The chassis is now a carbon-fibre monocoque built to global motorsport safety standards. McMurtry has added more cabin room, widened the door opening, and repositioned the A-pillar to make climbing in and out less of a yoga session. The wheelbase stretches by 200 mm to 2 200 mm, while the car is also 14 percent wider and 11 percent longer than before. It is packaging for a bigger battery, more systems, and a car that still needs to remain small enough to feel like a proper weapon for one.

Under the skin, the changes are just as serious. Electric power steering has been replaced by hydraulic power-assisted steering with Formula 1-style valving, so the effort should be lighter and the feedback clearer. Optional electronically adjustable dampers are available, while the suspension gets more articulation and a nominal 20 percent ride-height increase in use. McMurtry has also widened the slicks, with 11 percent more width at the front and 3 percent at the rear, plus 15 mm more sidewall height at each end. There is also the option for air-conditioning, in case you live in a warm clime such as South Africa…

Ownership

Track toys at this level usually come with the usual baggage: transport support, tyre warmers, technical staff, battery management, and a small bureaucracy. McMurtry wants the opposite. The Speirling Pure is being sold as plug-and-play, usable at track days or competitive events with just a driver and a competent friend.

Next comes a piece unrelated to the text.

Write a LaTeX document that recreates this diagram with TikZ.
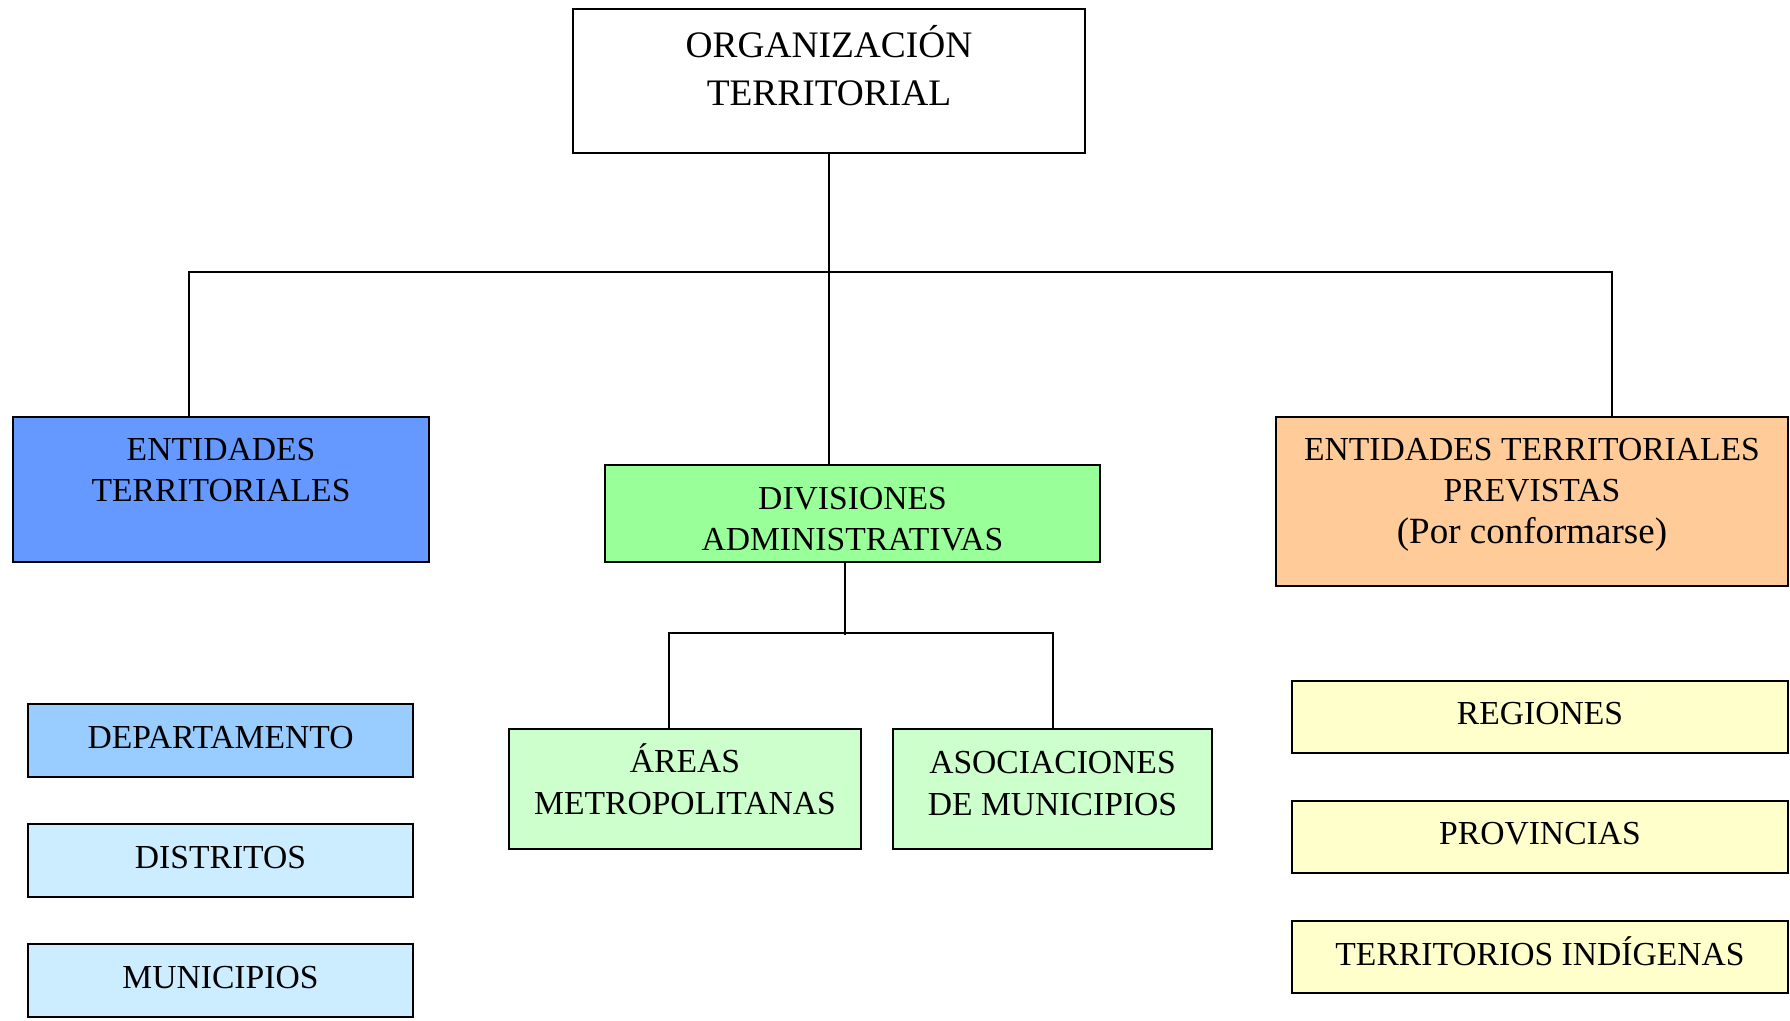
\documentclass[tikz,border=0pt]{standalone}
\usepackage{fontspec}
\setmainfont{Liberation Serif}

\definecolor{entblue}{HTML}{6699FF}
\definecolor{divgreen}{HTML}{99FF99}
\definecolor{prevorange}{HTML}{FFCC99}
\definecolor{deptblue}{HTML}{99CCFF}
\definecolor{munblue}{HTML}{CCECFF}
\definecolor{subgreen}{HTML}{CCFFCC}
\definecolor{regyellow}{HTML}{FFFFCC}

\tikzset{
    box/.style={draw, line width=1pt, inner sep=0pt},
    lbl/.style={align=center, inner sep=0pt, font=\fontsize{16.8}{20.8}\selectfont},
    conn/.style={line width=0.9pt}
}

\begin{document}
\begin{tikzpicture}[x=0.5pt, y=-0.5pt]

    \useasboundingbox (0,0) rectangle (1790,1021);

    %% Top of the chart

    % Organizacion territorial
    \node[box, fill=white, minimum width=256pt, minimum height=72pt] (top) at (829,81) {};
    \node[lbl, font=\fontsize{18.7}{24}\selectfont] (toptxt) at ([yshift=7.75pt]top.center) {ORGANIZACIÓN\\TERRITORIAL};

    %% Second level

    % Entidades territoriales
    \node[box, fill=entblue, minimum width=208pt, minimum height=72.5pt] (ent) at (221,489.5) {};
    \node[lbl] (enttxt) at ([yshift=9.75pt]ent.center) {ENTIDADES\\TERRITORIALES};

    % Divisiones administrativas
    \node[box, fill=divgreen, minimum width=247.5pt, minimum height=48.5pt] (div) at (852.5,513.5) {};
    \node[lbl] (divtxt) at ([yshift=-2.75pt]div.center) {DIVISIONES\\ADMINISTRATIVAS};

    % Entidades previstas
    \node[box, fill=prevorange, minimum width=256pt, minimum height=84.5pt] (prev) at (1532,501.5) {};
    \node[lbl] (prevtxt) at ([yshift=3.5pt]prev.center) {ENTIDADES TERRITORIALES\\PREVISTAS\\{\fontsize{18.5}{20.8}\selectfont(Por conformarse)}};

    %% Third level

    % Left column
    \node[box, fill=deptblue, minimum width=192.5pt, minimum height=36.5pt] (dept) at (220.5,740.5) {};
    \node[lbl] (depttxt) at ([yshift=1.7pt]dept.center) {DEPARTAMENTO};
    \node[box, fill=munblue, minimum width=192.5pt, minimum height=36.5pt] (dist) at (220.5,860.5) {};
    \node[lbl] (disttxt) at ([yshift=1.7pt]dist.center) {DISTRITOS};
    \node[box, fill=munblue, minimum width=192.5pt, minimum height=36.5pt] (mun) at (220.5,980.5) {};
    \node[lbl] (muntxt) at ([yshift=1.7pt]mun.center) {MUNICIPIOS};

    % Middle column
    \node[box, fill=subgreen, minimum width=176pt, minimum height=60pt] (areas) at (685,789) {};
    \node[lbl] (areastxt) at ([yshift=4.75pt]areas.center) {ÁREAS\\METROPOLITANAS};
    \node[box, fill=subgreen, minimum width=159.5pt, minimum height=60pt] (asoc) at (1052.5,789) {};
    \node[lbl] (asoctxt) at ([yshift=2.75pt]asoc.center) {ASOCIACIONES\\DE MUNICIPIOS};

    % Right column
    \node[box, fill=regyellow, minimum width=248pt, minimum height=36pt] (reg) at (1540,717) {};
    \node[lbl] (regtxt) at ([yshift=1.7pt]reg.center) {REGIONES};
    \node[box, fill=regyellow, minimum width=248pt, minimum height=36pt] (prov) at (1540,837) {};
    \node[lbl] (provtxt) at ([yshift=1.7pt]prov.center) {PROVINCIAS};
    \node[box, fill=regyellow, minimum width=248pt, minimum height=36pt] (terr) at (1540,957) {};
    \node[lbl] (terrtxt) at ([yshift=2.9pt]terr.center) {TERRITORIOS INDÍGENAS};

    %% Connectors
    \draw[conn] (top.south) -- (top.south |- div.north);
    \draw[conn] ([xshift=-16pt]ent.north) -- ++(0,-144) -| ([xshift=40pt]prev.north);
    \draw[conn] ([xshift=-3.75pt]div.south) -- ++(0,72);
    \draw[conn] ([xshift=-8pt]areas.north) -- ++(0,-95) -| ([xshift=0.25pt]asoc.north);

\end{tikzpicture}
\end{document}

Full factory support is there if needed, but the message is that the owner should spend their time driving rather than acting as race team principal.

A few clever practical touches back this up. The car can recharge from 20 to 95 percent in 20 to 60 minutes depending on ambient temperature and charger power. Access panels make servicing easier, including quick access to the fan filter cassette. The revised fan arrangement sits lower in the car, which helps the centre of gravity and turns the inlet ducting into a visible design feature. There is even an onboard air compressor so the underbody skirt can retract on its own for trailer loading and slow manoeuvring, replacing the external air bottle used on the prototypes.

Owners get custom-moulded seats shaped using Le Mans prototype methods, with choices for colours, stitching, stripes, and logos across the seat, wheel, and dashboard trim. There is a racing-style wheel with a fan rev paddle, which sounds childish in the best possible way, and a central display showing power and fan settings, state of charge, speed, and temperatures. This is not a stripped-out science project pretending to be a customer car. It is a single-seater designed for gentleman drivers not works racers.

The SA Connection

As things would turn out, two friends of Double Apex have ordered a McMurtry Speirling Pure each, one of whom was happy to go on the record about his decision.

During a chat Mr D explained: “As you know this is a very special car with incredible performance on offer. I have spent some time behind the wheel of the prototype and the performance is simply next level. I have driven many fast cars on track, but nothing else would be able to match the Pure especially at the price.

“As a start-up we were very lucky to engage with McMurtry from day one on this limited-edition car. This would simply not be possible with the likes of other supercar makers. Getting in early also meant that we were able to fix the price, which always helps. Now with the announcement of the production-ready version, I cannot wait to drive my car on local soil.”

Built for driving

McMurtry is not pretending this car exists only for private fantasy garages. The Speirling Pure is eligible for Global Time Attack in the United States, European Time Attack Masters at the Nürburgring.

At £995 000, or roughly R22m before local taxes, shipping, and options, this is not a bargain in any language. However, McMurtry is selling access to a level of track performance that normally sits behind a Formula 1 garage door, then packaging it in a way that removes most of the headaches that usually come with owning something this extreme.